A recent Wall Street Journal poll shows Congress’ approval ratings at its lowest point in 14 years. With midterm elections nearing, public disapproval of the GOP-led Congress may have heavy costs for Republican candidates. Two experts discuss the public’s views.

MARGARET WARNER: Congress has never been wildly popular, but a new Wall Street Journal-NBC News poll out today shows respect for the institution at rock bottom. Only 16 percent of those surveyed approved of the job Congress is doing, tying an all-time low in this poll’s 17-year history; 75 percent disapproved.

When asked to rate the overall performance of this year’s Congress in particular, 56 percent graded it below average or one of the worst. And in a troubling sign for Republicans heading into the midterm elections, 52 percent of those polled said they’d prefer a Democrat-controlled Congress; just 37 percent chose the Republicans.

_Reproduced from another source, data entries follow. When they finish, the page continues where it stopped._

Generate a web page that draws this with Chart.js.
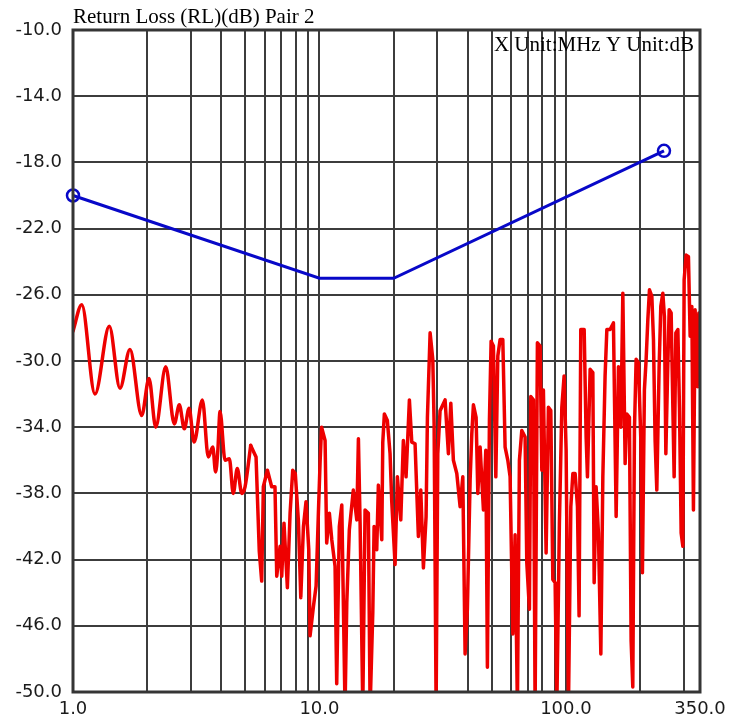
<!DOCTYPE html>
<html>
<head>
<meta charset="utf-8">
<script src="https://cdn.jsdelivr.net/npm/chart.js@4.4.1/dist/chart.umd.min.js"></script>
<style>
  html, body { margin: 0; padding: 0; background: #ffffff; }
  #wrap { width: 742px; height: 722px; position: relative; }
</style>
</head>
<body>
<div id="wrap"><canvas id="c" width="742" height="722"></canvas></div>
<script>
// ---- Data ----
const chartTitle = "Return Loss (RL)(dB) Pair 2";
const unitText = "X Unit:MHz Y Unit:dB";

// Limit line (blue)
const limitFreq = [1, 10, 20, 250];
const limitDb = [-20.0, -25.0, -25.0, -17.3];

// Measured return loss (red), MHz
const measFreq = [
  1.00, 1.085, 1.228, 1.404, 1.551, 1.703, 1.90, 2.034, 2.166, 2.378,
  2.577, 2.70, 2.83, 2.958, 3.10, 3.35, 3.54, 3.69, 3.79, 3.87,
  3.95, 4.14, 4.31, 4.47, 4.64, 4.84, 4.99, 5.26, 5.53, 5.70,
  5.83, 5.92, 6.15, 6.40, 6.60, 6.71, 6.92, 7.03, 7.18, 7.41,
  7.60, 7.79, 7.98, 8.21, 8.40, 8.61, 8.82, 9.05, 9.16, 9.45,
  9.69, 9.90, 10.06, 10.2, 10.54, 10.70, 10.97, 11.22, 11.57, 11.75,
  12.04, 12.32, 12.70, 12.91, 13.22, 13.72, 14.17, 14.39, 14.62, 14.99,
  15.31, 15.79, 16.05, 16.46, 16.66, 17.08, 17.34, 17.90, 18.07, 18.34,
  18.86, 19.34, 19.65, 20.27, 20.71, 21.38, 21.90, 22.46, 23.17, 23.69,
  24.43, 25.20, 25.77, 26.41, 27.08, 27.42, 28.12, 28.83, 29.19, 29.74,
  30.21, 30.86, 32.34, 33.36, 34.12, 34.95, 36.08, 37.21, 38.16, 38.99,
  39.83, 40.86, 41.51, 42.14, 43.21, 43.91, 44.86, 46.27, 47.31, 48.02,
  48.94, 49.72, 50.80, 51.95, 52.93, 54.08, 55.46, 56.66, 58.11, 59.37,
  60.89, 62.20, 63.56, 64.76, 66.22, 68.30, 69.39, 71.11, 72.04, 73.82,
  74.99, 76.62, 78.58, 79.84, 81.04, 83.11, 84.92, 86.84, 88.48, 90.42,
  91.86, 94.10, 96.25, 98.33, 100.2, 102.4, 104.7, 106.7, 109.0, 111.4,
  113.1, 114.9, 118.6, 120.8, 122.3, 125.4, 128.6, 130.2, 132.6, 135.5,
  138.6, 141.2, 144.2, 146.6, 151.1, 155.9, 159.9, 163.4, 167.1, 170.2,
  173.9, 176.7, 181.0, 183.9, 186.8, 189.7, 192.7, 196.9, 201.4, 204.4,
  208.2, 211.6, 215.0, 218.3, 223.2, 226.6, 230.1, 233.8, 238.9, 242.7,
  247.3, 251.0, 254.4, 258.2, 262.4, 267.3, 271.6, 274.9, 279.3, 284.6,
  288.9, 293.5, 298.2, 301.8, 307.5, 314.2, 319.2, 324.3, 329.2, 334.4,
  343.0, 346.2, 350.0
];
const measDb = [
  -28.2, -26.6, -32.0, -27.9, -31.65, -29.3, -33.3, -31.05, -34.0, -30.35,
  -33.8, -32.65, -34.1, -32.85, -34.9, -32.35, -35.8, -35.2, -36.7, -35.4,
  -33.05, -36.0, -35.9, -38.0, -36.5, -38.0, -37.6, -35.1, -35.8, -41.5,
  -43.3, -37.6, -36.6, -37.6, -37.6, -43.0, -41.2, -43.0, -39.8, -43.7,
  -39.2, -36.6, -36.8, -39.6, -44.3, -40.0, -38.5, -41.4, -46.6, -44.85,
  -43.6, -39.2, -36.1, -34.0, -34.8, -41.0, -39.2, -40.8, -42.4, -49.5,
  -40.0, -38.7, -51.0, -44.6, -40.2, -37.8, -39.6, -34.7, -39.8, -51.0,
  -39.0, -39.2, -51.0, -45.2, -40.0, -41.4, -37.5, -40.8, -34.9, -33.2,
  -33.6, -35.6, -38.5, -42.3, -37.0, -39.6, -34.8, -37.0, -32.35, -34.9,
  -35.0, -40.6, -37.8, -42.5, -39.4, -33.4, -28.3, -29.9, -33.8, -51.0,
  -35.6, -33.0, -32.35, -35.6, -32.55, -36.0, -36.8, -38.8, -37.0, -47.7,
  -45.0, -37.2, -34.4, -32.65, -33.4, -38.0, -35.2, -39.0, -35.4, -48.5,
  -33.6, -28.8, -29.1, -37.0, -29.7, -28.7, -28.7, -35.2, -36.0, -37.0,
  -46.5, -40.5, -51.0, -36.0, -34.2, -34.6, -42.2, -45.0, -32.15, -32.35,
  -51.0, -28.9, -29.1, -36.6, -31.75, -41.6, -32.8, -33.0, -43.2, -43.4,
  -51.0, -39.8, -32.8, -30.9, -35.4, -51.0, -38.8, -36.8, -36.8, -38.8,
  -45.4, -28.1, -28.1, -34.6, -37.0, -30.5, -30.7, -43.4, -37.6, -40.4,
  -47.7, -37.0, -30.9, -28.1, -28.1, -27.7, -39.4, -30.35, -34.0, -25.9,
  -36.2, -33.2, -33.4, -46.9, -49.7, -34.2, -29.9, -30.1, -34.8, -42.8,
  -31.75, -29.9, -27.5, -25.7, -26.1, -28.7, -34.8, -37.8, -30.35, -26.7,
  -25.9, -27.3, -35.6, -31.15, -26.9, -27.1, -32.8, -37.0, -28.3, -28.1,
  -32.8, -40.4, -41.2, -25.1, -23.6, -23.7, -28.5, -26.7, -39.0, -26.9,
  -31.55, -27.1, -27.4
];
// Index where the trace stops oscillating smoothly and turns spiky
const smoothEnd = 27;

// Axis ticks
const xGridFreqs = [1, 2, 3, 4, 5, 6, 7, 8, 9, 10, 20, 30, 40, 50, 60, 70, 80, 90, 100, 200, 300, 350];
const xLabelFreqs = [1, 10, 100, 350];
const yMin = -50, yMax = -10, yStep = 4;

// ---- Chart ----
const toPts = (xs, ys) => xs.map((x, i) => ({ x: x, y: ys[i] }));
const RED = '#ee0000';
const BLUE = '#0808c8';

const framePlugin = {
  id: 'frame',
  afterDraw(chart) {
    const { ctx, chartArea: a } = chart;
    ctx.save();
    ctx.strokeStyle = '#353535';
    ctx.lineWidth = 3;
    ctx.strokeRect(a.left, a.top, a.right - a.left, a.bottom - a.top);
    ctx.fillStyle = '#000000';
    ctx.font = '21px "Liberation Serif", "Times New Roman", serif';
    ctx.textBaseline = 'alphabetic';
    ctx.textAlign = 'left';
    ctx.fillText(chartTitle, a.left, 23);
    ctx.textAlign = 'right';
    ctx.fillText(unitText, a.right - 6, 51);
    ctx.restore();
  }
};

new Chart(document.getElementById('c'), {
  type: 'line',
  data: {
    datasets: [
      {
        label: 'Measured (low)',
        data: toPts(measFreq.slice(0, smoothEnd + 1), measDb.slice(0, smoothEnd + 1)),
        borderColor: RED,
        borderWidth: 3.5,
        borderJoinStyle: 'round',
        borderCapStyle: 'round',
        pointRadius: 0,
        fill: false,
        cubicInterpolationMode: 'monotone',
        order: 3
      },
      {
        label: 'Measured (high)',
        data: toPts(measFreq.slice(smoothEnd), measDb.slice(smoothEnd)),
        borderColor: RED,
        borderWidth: 3.5,
        borderJoinStyle: 'round',
        borderCapStyle: 'round',
        pointRadius: 0,
        fill: false,
        tension: 0,
        order: 2
      },
      {
        label: 'Limit',
        data: toPts(limitFreq, limitDb),
        borderColor: BLUE,
        borderWidth: 3,
        pointRadius: [6, 0, 0, 6],
        pointBorderWidth: 2.5,
        pointBorderColor: BLUE,
        pointBackgroundColor: 'rgba(0,0,0,0)',
        fill: false,
        tension: 0,
        clip: false,
        order: 1
      }
    ]
  },
  options: {
    responsive: false,
    animation: false,
    devicePixelRatio: 1,
    layout: { padding: { top: 30, right: 42, left: 0, bottom: 0 } },
    plugins: {
      legend: { display: false },
      tooltip: { enabled: false },
      title: { display: false }
    },
    scales: {
      x: {
        type: 'logarithmic',
        min: 1,
        max: 350,
        z: 1,
        afterBuildTicks(axis) {
          axis.ticks = xGridFreqs.map(v => ({ value: v }));
        },
        afterFit(scale) { scale.height = 30; },
        border: { display: false },
        grid: { color: '#3c3c3c', lineWidth: 2, drawTicks: false },
        ticks: {
          autoSkip: false,
          maxRotation: 0,
          padding: 7,
          color: '#1a1a1a',
          font: { family: '"DejaVu Sans", sans-serif', size: 18 },
          callback(value) {
            return xLabelFreqs.includes(value) ? Number(value).toFixed(1) : '';
          }
        }
      },
      y: {
        type: 'linear',
        min: yMin,
        max: yMax,
        z: 1,
        afterFit(scale) { scale.width = 73; },
        border: { display: false },
        grid: { color: '#3c3c3c', lineWidth: 2, drawTicks: false },
        ticks: {
          stepSize: yStep,
          padding: 11,
          color: '#1a1a1a',
          font: { family: '"DejaVu Sans", sans-serif', size: 18 },
          callback(value) { return Number(value).toFixed(1); }
        }
      }
    }
  },
  plugins: [framePlugin]
});
</script>
</body>
</html>
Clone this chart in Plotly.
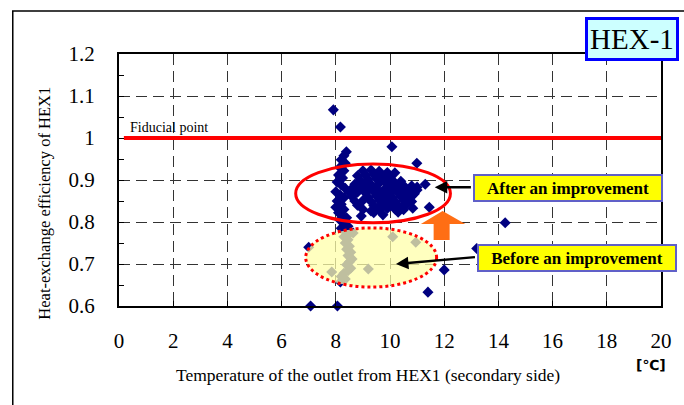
import plotly.graph_objects as go

# ---------------- data ----------------
temp_outlier = [7.91, 8.17, 10.07, 8.39, 10.99, 10.18, 11.3, 11.0, 11.45, 14.25, 7.0, 13.2, 12.0, 11.4, 7.07, 8.06,
                8.64, 10.1, 10.95, 9.2, 7.85, 8.94, 9.74, 10.84, 9.3, 10.5]
eff_outlier = [1.067, 1.026, 0.979, 0.967, 0.940, 0.917, 0.890, 0.883, 0.835, 0.798, 0.740, 0.737, 0.686, 0.633, 0.600, 0.600,
               0.774, 0.765, 0.752, 0.688, 0.681, 0.814, 0.817, 0.833, 0.826, 0.840]

temp_column = [8.3, 8.2, 8.35, 8.15, 8.3, 8.1, 8.25, 8.05, 8.2, 8.35, 8.0, 8.15, 8.3, 8.05, 8.2, 8.0, 8.3, 8.1, 8.25, 8.4,
               8.15, 8.3, 8.45, 8.2, 8.35, 8.5, 8.3, 8.45, 8.35, 8.5, 8.4, 8.55, 8.45, 8.6, 8.5, 8.4, 8.55, 8.45, 8.3, 8.2,
               8.35, 8.17]
eff_column = [0.958, 0.948, 0.940, 0.930, 0.922, 0.912, 0.905, 0.895, 0.888, 0.880, 0.872, 0.865, 0.858, 0.850, 0.842, 0.835,
              0.830, 0.822, 0.815, 0.810, 0.805, 0.798, 0.790, 0.785, 0.778, 0.772, 0.765, 0.758, 0.750, 0.742, 0.735, 0.728,
              0.720, 0.712, 0.705, 0.698, 0.690, 0.684, 0.678, 0.670, 0.664, 0.657]

temp_cluster = [9.0, 9.3, 9.6, 9.9,
                8.8, 9.1, 9.4, 9.7, 10.0,
                8.9, 9.2, 9.5, 9.8, 10.1, 10.4,
                8.7, 9.0, 9.3, 9.6, 9.9, 10.2, 10.5, 10.8,
                8.6, 8.9, 9.2, 9.5, 9.8, 10.1, 10.4, 10.7, 11.0,
                8.5, 8.8, 9.1, 9.4, 9.7, 10.0, 10.3, 10.6, 10.9,
                8.6, 9.2, 9.5, 9.8, 10.1, 10.4, 10.7,
                8.7, 9.0, 9.3, 9.6, 9.9, 10.2, 10.5, 10.8,
                8.8, 9.4, 9.7, 10.0, 10.3, 10.6,
                9.0, 9.6, 9.9, 10.2, 10.5,
                9.4, 10.3]
eff_cluster = [0.922, 0.924, 0.921, 0.918,
               0.910, 0.912, 0.913, 0.911, 0.908,
               0.900, 0.901, 0.903, 0.902, 0.899, 0.897,
               0.890, 0.891, 0.889, 0.892, 0.890, 0.888, 0.887, 0.886,
               0.880, 0.879, 0.881, 0.880, 0.878, 0.880, 0.879, 0.877, 0.876,
               0.870, 0.871, 0.869, 0.872, 0.870, 0.868, 0.870, 0.869, 0.867,
               0.860, 0.859, 0.862, 0.860, 0.858, 0.861, 0.859,
               0.850, 0.851, 0.849, 0.852, 0.850, 0.848, 0.851, 0.849,
               0.840, 0.839, 0.842, 0.840, 0.838, 0.841,
               0.830, 0.829, 0.832, 0.830, 0.829,
               0.822, 0.823]

temp = temp_outlier + temp_column + temp_cluster
eff = eff_outlier + eff_column + eff_cluster

ref_x = [0.18, 20]
ref_y = [1.0, 1.0]

x_ticks = [0, 2, 4, 6, 8, 10, 12, 14, 16, 18, 20]
x_labels = ["0", "2", "4", "6", "8", "10", "12", "14", "16", "18", "20"]
y_ticks = [0.6, 0.7, 0.8, 0.9, 1.0, 1.1, 1.2]
y_labels = ["0.6", "0.7", "0.8", "0.9", "1", "1.1", "1.2"]

SERIF = "Liberation Serif"

fig = go.Figure()
fig.add_trace(go.Scatter(x=ref_x, y=ref_y, mode="lines", line=dict(color="#FF0000", width=4),
                         showlegend=False, hoverinfo="skip"))
fig.add_trace(go.Scatter(x=temp, y=eff, mode="markers", cliponaxis=False,
                         marker=dict(symbol="diamond", size=8.5, color="#000080", line=dict(width=0)),
                         showlegend=False))

fig.update_layout(
    width=684, height=405,
    margin=dict(l=119, r=19, t=54, b=99),
    paper_bgcolor="white", plot_bgcolor="white",
    font=dict(family=SERIF, color="black"),
    xaxis=dict(range=[0, 20], tickvals=x_ticks, ticktext=x_labels, ticks="inside", ticklen=5,
               tickcolor="black", showline=True, linecolor="black", linewidth=2, mirror=True,
               showgrid=True, gridcolor="#333333", griddash="11px,6px", gridwidth=1,
               zeroline=False, tickfont=dict(family=SERIF, size=21), ticklabelstandoff=15),
    yaxis=dict(range=[0.6, 1.2], tickvals=y_ticks, ticktext=y_labels, ticks="inside", ticklen=5,
               tickcolor="black", showline=True, linecolor="black", linewidth=2, mirror=True,
               showgrid=True, gridcolor="#333333", griddash="11px,6px", gridwidth=1,
               zeroline=False, tickfont=dict(family=SERIF, size=21), ticklabelstandoff=18,
               minor=dict(dtick=0.05, ticks="inside", ticklen=5, tickcolor="black", showgrid=False)),
)

shapes = [
    # outer frame
    dict(type="rect", xref="paper", yref="paper", x0=-0.196, x1=1.2, y0=-0.5, y1=1.1706,
         line=dict(color="black", width=1.5), fillcolor="rgba(0,0,0,0)", layer="below"),
    # red ellipse (after)
    dict(type="circle", xref="x", yref="y", x0=6.52, x1=12.23, y0=0.798, y1=0.938,
         line=dict(color="#FF0000", width=3), fillcolor="rgba(0,0,0,0)", layer="above"),
    # yellow dotted ellipse (before)
    dict(type="circle", xref="x", yref="y", x0=6.89, x1=11.72, y0=0.645, y1=0.786,
         line=dict(color="#FF0000", width=3, dash="3px,3px"), fillcolor="rgba(255,255,170,0.75)", layer="above"),
    # orange block arrow
    dict(type="path", xref="x", yref="y",
         path="M 11.61,0.757 L 11.61,0.795 L 11.14,0.795 L 11.94,0.826 L 12.78,0.795 L 12.20,0.795 L 12.20,0.757 Z",
         fillcolor="#FF6E14", line=dict(width=0), layer="above"),
]
fig.update_layout(shapes=shapes)

annotations = [
    dict(text="HEX-1", xref="paper", yref="paper", x=0.947, y=1.0595, xanchor="center", yanchor="middle",
         showarrow=False, font=dict(family=SERIF, size=29, color="black"), bgcolor="#CCFFFF",
         bordercolor="#0000FF", borderwidth=3, borderpad=1, width=86, height=36),
    dict(text="Fiducial point", xref="x", yref="y", x=0.33, y=1.026, xanchor="left", yanchor="middle",
         showarrow=False, font=dict(family=SERIF, size=14, color="black")),
    # arrows
    dict(text="", xref="x", yref="y", x=11.65, y=0.883, ax=13.04, ay=0.883, axref="x", ayref="y",
         showarrow=True, arrowhead=2, arrowsize=1, arrowwidth=2.5, arrowcolor="black", standoff=0),
    dict(text="", xref="x", yref="y", x=10.22, y=0.700, ax=13.19, ay=0.7167, axref="x", ayref="y",
         showarrow=True, arrowhead=2, arrowsize=1, arrowwidth=2.5, arrowcolor="black", standoff=0),
    dict(text="<b>After an improvement</b>", xref="x", yref="y", x=16.56, y=0.881, xanchor="center", yanchor="middle",
         showarrow=False, font=dict(family=SERIF, size=17, color="black"), bgcolor="#FFFF00",
         bordercolor="#6060C8", borderwidth=2, borderpad=1, width=184, height=22),
    dict(text="<b>Before an improvement</b>", xref="x", yref="y", x=16.89, y=0.714, xanchor="center", yanchor="middle",
         showarrow=False, font=dict(family=SERIF, size=17, color="black"), bgcolor="#FFFF00",
         bordercolor="#6060C8", borderwidth=2, borderpad=1, width=194, height=22),
    # axis titles
    dict(text="Heat-exchange efficiency of HEX1", xref="paper", yref="paper", x=-0.137, y=0.409,
         xanchor="center", yanchor="middle", textangle=-90, showarrow=False,
         font=dict(family=SERIF, size=16.5, color="black")),
    dict(text="Temperature of the outlet from HEX1 (secondary side)", xref="paper", yref="paper", x=0.46, y=-0.274,
         xanchor="center", yanchor="middle", showarrow=False, font=dict(family=SERIF, size=17.5, color="black")),
    dict(text="<b>[℃]</b>", xref="paper", yref="paper", x=0.982, y=-0.234, xanchor="center", yanchor="middle",
         showarrow=False, font=dict(family="DejaVu Sans", size=14, color="black")),
]
fig.update_layout(annotations=annotations)

fig.write_html("out.html")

For more on the dissatisfaction with Congress, the reasons and potential impact, we’re joined by Tom Mann, congressional scholar at the Brookings Institution and co-author of the recent book “The Broken Branch: How Congress is Failing America and How to Get it Back on Track.”

And Andy Kohut, president of the Pew Research Center.

Tom and Andy, welcome back.

MARGARET WARNER: Now, Tom, from the title of your book, it seems you believe that, in fact, Congress deserves the low marks they’re getting.

THOMAS MANN, Brookings Institution: They have earned every bit of that 16 percent approval, 75 percent disapproval. And let me rush to say I have never concluded that before. I think Congress is, indeed, the broken branch.

What’s really interesting is that the public’s unhappiness links up in all of its dimensions with what’s actually wrong inside the Congress. Three words: corruption, Iraq, and partisanship.

On the corruption side, we’ve seen the stories and heard in the last segment of the Jack Abramoffs and the Duke Cunninghams, Tom DeLays and the Bob Neys, but it really goes beyond that. In order to protect some of their members, this leadership in the House was willing to basically destroy the ethics process, to fire the Republican members, and then after promising to reform that whole process, decided to do nothing about it. Now, at the end of the Congress, they’re trying to explain their inactions with respect to Mark Foley’s corruption.

On Iraq, Americans are saying, “Well, where was Congress?” The first branch of government is supposed to oversee the president, and they haven’t been doing it.

MARGARET WARNER: Now, the Republicans made similar charges against the Democrats that they had — back leading up to the ’94 elections, that they had abused their majority status. Was that correct?

THOMAS MANN: Yes, it was. Absolutely. Near the end of a 40-year Democratic reign in Congress, you saw this arrogance of power, a willingness to clamp down on the institution, to allow no genuine deliberation in committees, no amendments on the floor, waiving all the rules that allow members to get bills in time to read them before they have to vote on them. But all of that happened under the Democratic reign, but the Republicans came in after ’94 promising to clean up the House and run it according to regular order.

MARGARET WARNER: And so what happened? Why did they fall into the same pattern?

THOMAS MANN: They were trying to govern with a narrow majority, initially facing Bill Clinton, a Democratic president, but trying to hold their troops together.

But it really took off when George Bush moved into the White House, and there was this first united Republican government since the Eisenhower years. And so there was a big push for the Congress to be the lieutenants of the president and take any means necessary to push that program through, which is what led to winning at all costs, the very kind of sentiment that I noticed John Hannah in that last segment said, “The politicians seem genuinely more concerned with maintaining power than doing what’s right for the nation.”